Roasted Garlic & Chive Mashed Potatoes

I have been terrified of homemade mashed potatoes for years upon years. Everyone talks about getting the butter/milk ratio just right, gummy and sticky fails, and I am telling you this one worked for me on the first go, screw-ups and all...That has to mean something.

What You Need:

5 lbs of your fave potatoes (I used red)
1/2 c butter (I used salted sweet cream)
1 1/2 c milk (the fattier, the creamier your potatoes will be)
2-4 heads of fresh roasted garlic
Olive oil
1 handful of fresh-cut chives
pepper to taste

What You Do:

*Preheat oven to 400
*Pour a glass of white; I'm thinking like a Sauvignon Blanc or a nice Chardonnay. A bit of inspirational music from Michael Buble could be helpful. Cue: Pandora
*Prepare your garlic: peel off the excess skin on your heads of garlic, and trim off the head about 1/4 inch to expose each clove. Drizzle olive oil over the exposed surface and allow to penetrate the cloves. It will be somewhere in the neighborhood of 1-2 tsp per head. Wrap it together in foil, and bake it for 45-60 minutes on the middle rack. It's going to smell amazeballs. Enjoy it!
*Dice your potatoes, evenly sized, and put them in a big 'ol pan with enough water to cover them. I basically filled my dutch oven pan, and it worked out just fine. Bring them to a boil...Take care of your kids and forget about them until they nearly boil over; check them..Place a wooden spoon across the pan so they don't wreck your glass cook-top, and wait until they are slightly firm but break apart easily (about 20 minutes). Then drain them and pop them in a big mixing bowl.
*Right about now you will begin to remember that you are also roasting garlic. It smells soooo good that it inspires your husband to clean the bathroom. Check on it, but don't get overzealous. The longer it roasts, the better. Just don't let it burn. And that's pretty difficult, even while you're drinking wine. When you feel like it's uber soft and smelly, go ahead and pull it out of the oven.
*In a saucepan, add your milk and butter. Your garlic will have cooled enough by now to add it to the potatoes.

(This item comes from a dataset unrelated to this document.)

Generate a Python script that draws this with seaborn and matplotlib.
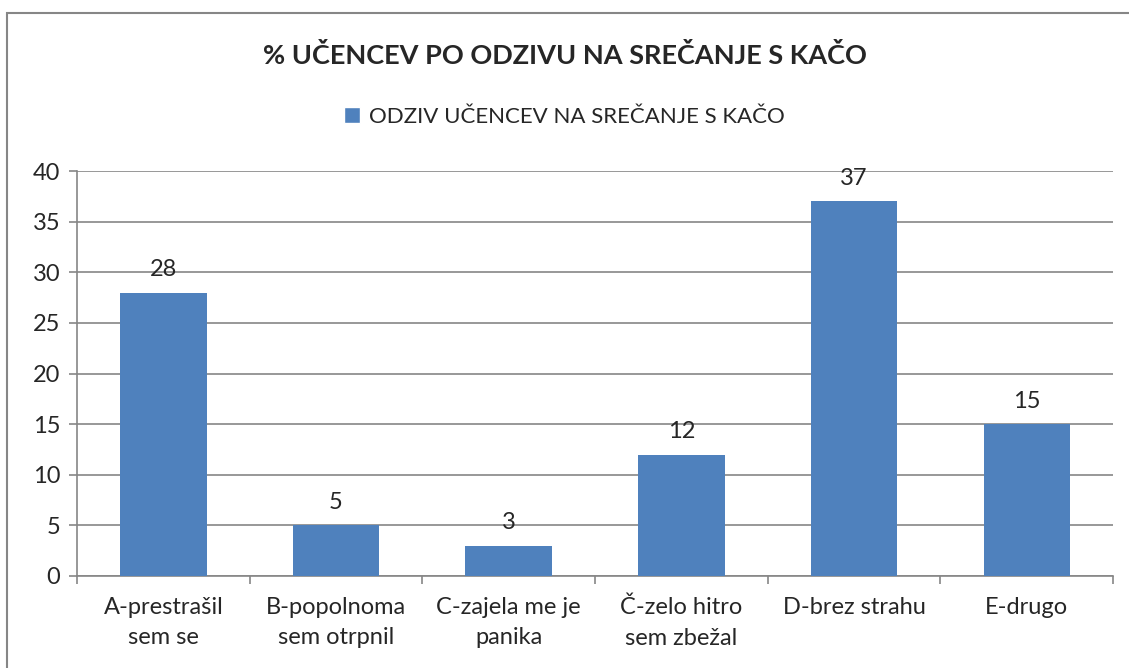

I just squeezed it out right into the potatoes, and I might have tasted a bit that was left on my fingers ;)
*When you forget that you were supposed to only allow the butter to just melt, realize that the entire thing is about to boil over, and remove it from the heat. Let it set for a couple minutes while you begin to mash the potatoes just ever so slightly in the big giant bowl. I used my Pampered Chef Mix-N-Chop (AMAZING tool). Once the overly heated butter/milk mixture has cooled, add it to the potatoes slowly and use a hand mixer to blend it all together. Throw in a handful of chives, pepper to taste, and mix just a bit more.


THAT'S IT!!! Super easy mashed potatoes that aren't scary!

Please comment if you make them, how it works for your family and if you have any tweaks to share!

xoxo
-Xile


1 comment:

  1. Boil the potatoes in chicken stock. Reserve stained stock and refrigerated to be used as base in your next soup.